Partiamo dalla definizione: l’onnivoro sociale è colui o colei che consuma carne o pesce solo quando si trova in compagnia di altre persone. Si tratta di una di quelle scelte “ibride”, che non ricade esattamente nell’essere onnivori, vegetariani o vegani, ma che potrebbe avere un impatto ambientale considerevole.

Certo le scelte alimentari sono frutto di decisioni complesse, che non necessariamente si risolvono in quest’ultimo aspetto. Alla base ci possono essere scelte etiche rispetto allo sfruttamento degli animali per usarne i prodotti, nonché al loro abbattimento per trasformarli in cibo.

Abbracciare il veganismo o il vegetarianismo può però mettere a dura prova le relazioni, soprattutto tra i 20 e i 30 anni, quando si hanno generalmente più occasioni di socialità. Quando si diventa vegani, spiega The Conversation in un articolo che fa parte di una serie dedicata ai problemi dei giovani in quella fascia d’età, “mangiare con gli altri” è uno dei motivi principali per cui le cose non vanno come sperato.

Ma sta emergendo la tipologia dell’onnivoro sociale, un’etichetta che si riferisce a persone che non rinunciano a piatti con carne quando sono fuori con gli amici, ma non ne mangiano quando sono a casa o da soli. È difficile dire quanto sia diffuso il fenomeno, spiega l’articolo, ma il principio alla base è evitare di mangiare carne quando si può, ma evitare anche il conflitto sociale che può nascere da scelte radicali.

Rispetto all’impatto ambientale, è noto che nessun altro alimento rilascia più gas serra nell’atmosfera o causa più distruzione di habitat naturali della carne. Quella rossa, inoltre, è associata a un maggiore rischio di malattie cardiache, di alcuni tipi di cancro e di ictus. E poi c’è la questione etica, per cui è necessario che animali senzienti muoiano per permetterci di mangiare carne.
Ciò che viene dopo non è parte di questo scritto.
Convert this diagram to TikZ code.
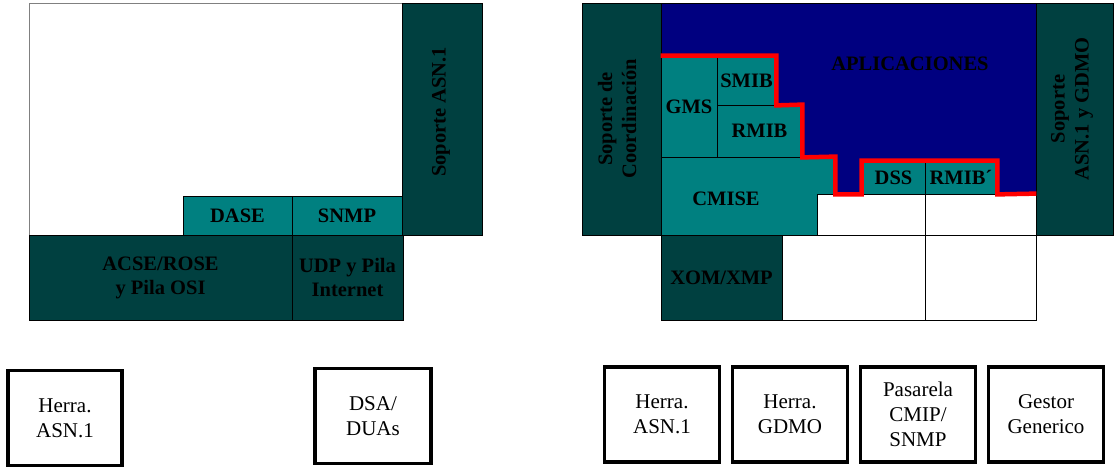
\documentclass[tikz,border=0pt]{standalone}
\usepackage{fontspec}
\setmainfont{Liberation Serif}
\usetikzlibrary{positioning}
\usepackage{xcolor}
\definecolor{darkteal}{RGB}{0,64,64}
\definecolor{tealc}{RGB}{0,128,128}
\definecolor{navyc}{RGB}{0,0,128}
\tikzset{
    block/.style={
        rectangle,
        draw=black,
        line width=0.8pt,
        inner sep=0pt,
        align=center,
        font=\fontsize{20.5}{24}\selectfont\bfseries
    },
    darkblock/.style={
        block,
        fill=darkteal
    },
    tealblock/.style={
        block,
        fill=tealc
    },
    whiteblock/.style={
        block,
        fill=white
    },
    lbl/.style={
        inner sep=0pt,
        align=center,
        font=\fontsize{20.5}{24}\selectfont\bfseries
    },
    toolbox/.style={
        rectangle,
        draw=black,
        line width=3.5pt,
        fill=white,
        inner sep=0pt,
        align=center,
        minimum width=115pt,
        minimum height=95pt,
        font=\fontsize{21}{25}\selectfont
    },
    redline/.style={
        red,
        line width=4.5pt
    }
}

\begin{document}
\begin{tikzpicture}[x=1pt,y=-1pt]

      \useasboundingbox (0,0) rectangle (1114,468);

      % pila de la izquierda
      \node[whiteblock,draw=gray,minimum width=373pt,minimum height=232pt] (lframe) at (215.5,119) {};
      \node[tealblock,minimum width=109pt,minimum height=39pt] (dase) at (237.5,215.5) {DASE};
      \node[tealblock,minimum width=110pt,minimum height=39pt] (snmp) at (347,215.5) {SNMP};
      \node[darkblock,minimum width=263pt,minimum height=85pt] (acse) at (160.5,277.5) {ACSE/ROSE\\y Pila OSI};
      \node[darkblock,minimum width=111pt,minimum height=85pt] (udp) at (347.5,277.5) {UDP y Pila\\Internet};
      \node[darkblock,minimum width=80pt,minimum height=232pt] (lasn) at (442,119) {};
      \node[lbl,rotate=90] (lasntext) at (441,112) {Soporte ASN.1};

      % pila de la derecha
      \node[block,fill=navyc,minimum width=375pt,minimum height=191pt] (aplic) at (848.5,98.5) {};
      \node[darkblock,minimum width=79pt,minimum height=232pt] (coord) at (621.5,119) {};
      \node[darkblock,minimum width=77pt,minimum height=232pt] (rasn) at (1074.5,119) {};
      \node[tealblock,minimum width=56pt,minimum height=101pt] (gms) at (689,106.5) {GMS};
      \node[tealblock,minimum width=59pt,minimum height=49pt] (smib) at (746.5,80.5) {SMIB};
      \node[tealblock,minimum width=85pt,minimum height=52pt] (rmib) at (759.5,131) {RMIB};
      \node[tealblock,minimum width=174pt,minimum height=78pt] (cmise) at (748,196) {};
      \node[tealblock,minimum width=63pt,minimum height=33pt] (dss) at (893.5,177.5) {DSS};
      \node[tealblock,minimum width=72pt,minimum height=33pt] (rmibp) at (961,177.5) {RMIB´};
      \node[whiteblock,minimum width=108pt,minimum height=41pt] (wone) at (871,214.5) {};
      \node[whiteblock,minimum width=111pt,minimum height=41pt] (wtwo) at (980.5,214.5) {};
      \node[darkblock,minimum width=121pt,minimum height=85pt] (xom) at (721.5,277.5) {XOM/XMP};
      \node[whiteblock,minimum width=143pt,minimum height=85pt] (wthree) at (853.5,277.5) {};
      \node[whiteblock,minimum width=111pt,minimum height=85pt] (wfour) at (980.5,277.5) {};

      \draw[redline] (gms.north west) -- (smib.north east) -- (smib.south east)
        -- (rmib.north east) -- (rmib.south east) -- (cmise.north east)
        -- (cmise.north east |- dss.south west) -- (dss.south west)
        -- (dss.north west) -- (rmibp.north east) -- (rmibp.south east)
        -- (wtwo.north east);

      \node[lbl] (aplictext) at (910,64) {APLICACIONES};
      \node[lbl] (cmisetext) at (726,199) {CMISE};
      \node[lbl,rotate=90] (coordtext) at (617,119) {Soporte de\\Coordinación};
      \node[lbl,rotate=90] (rasntext) at (1072,109) {Soporte\\ASN.1 y GDMO};

      % herramientas
      \node[toolbox,minimum width=114pt] (herrasn) at (65,418) {Herra.\\ASN.1};
      \node[toolbox,minimum width=116pt] (dsadua) at (373,416) {DSA/\\DUAs};
      \node[toolbox] (herrasnr) at (662,414.5) {Herra.\\ASN.1};
      \node[toolbox,right=9.5pt of herrasnr] (herrgdmo) {Herra.\\GDMO};
      \node[toolbox,right=9.5pt of herrgdmo] (pasarela) {Pasarela\\CMIP/\\SNMP};
      \node[toolbox,right=9.5pt of pasarela] (gestor) {Gestor\\Generico};

\end{tikzpicture}
\end{document}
Se le motivazioni sono legate a quest’ultimo aspetto, non c’è soluzione ibrida che tenga: la dieta vegana è l’unica possibile. Se si ritiene accettabile il consumo di latticini, allora il vegetarianismo può essere una buona opzione.

Ma se le scelte alimentari sono dettate da preoccupazioni per la salute o per l’ambiente, un consumo occasionale di carne potrebbe essere una soluzione interessante. Una ricerca del 2012 relativa al Regno Unito ha rilevato che, anche solo riducendo della metà il consumo di carne e latticini, si potrebbero ridurre le emissioni di gas serra del 19% e prevenire quasi 37 mila morti all’anno nel paese.

L’onnivoro sociale è un tipo di dieta con una regola molto chiara: la carne si mangia solo quando viene servita in un contesto sociale. Questo può essere molto più efficace di una generica intenzione flexitariana di mangiare “meno carne” (di dieta flexitariana avevamo parlato qui). In questo secondo caso, la quantità di carne in meno o il momento in cui mangiarla sono decisi volta per volta, e questo porta a concedersi molte più deviazioni dalla regola.

Le ricerche dimostrano che esiste un divario tra le nostre buone intenzioni e i nostri comportamenti. Che si tratti di fare più esercizio fisico o di mangiare meno calorie, tutti tendiamo a soffrire di un pregiudizio ottimistico, ossia dell’errata convinzione di essere più vicini al nostro obiettivo di quanto non lo siamo in realtà.

Se le intenzioni non sono sostenute da regole chiare, spiega The Conversation, questo divario può diventare rapidamente un abisso. Ogni giorno dobbiamo prendere molte decisioni su cosa mangiare, se non ci sono regole chiare da seguire rischiamo di ricadere nelle vecchie abitudini piuttosto che seguire le nostre buone intenzioni.

Stabilire delle regole può aiutare a cambiare il comportamento perché riduce il carico cognitivo di un eccesso di decisioni quotidiane.

Data l’associazione lineare tra l’assunzione di carne e i danni alla salute e al pianeta, spiegano le autrici dell’articolo, qualsiasi riduzione della quantità di carne consumata è probabilmente benefica.

Un rapporto della EAT-Lancet Commission on Food, Planet, Health (un gruppo internazionale di scienziati che definisce gli obiettivi per una dieta sana e una produzione alimentare sostenibile) suggerisce che una dieta sana e sostenibile non dovrebbe contenere più di 98 g di carne rossa, 203 g di pollame e 196 g di pesce alla settimana. Più che sufficienti per un banchetto occasionale con gli amici.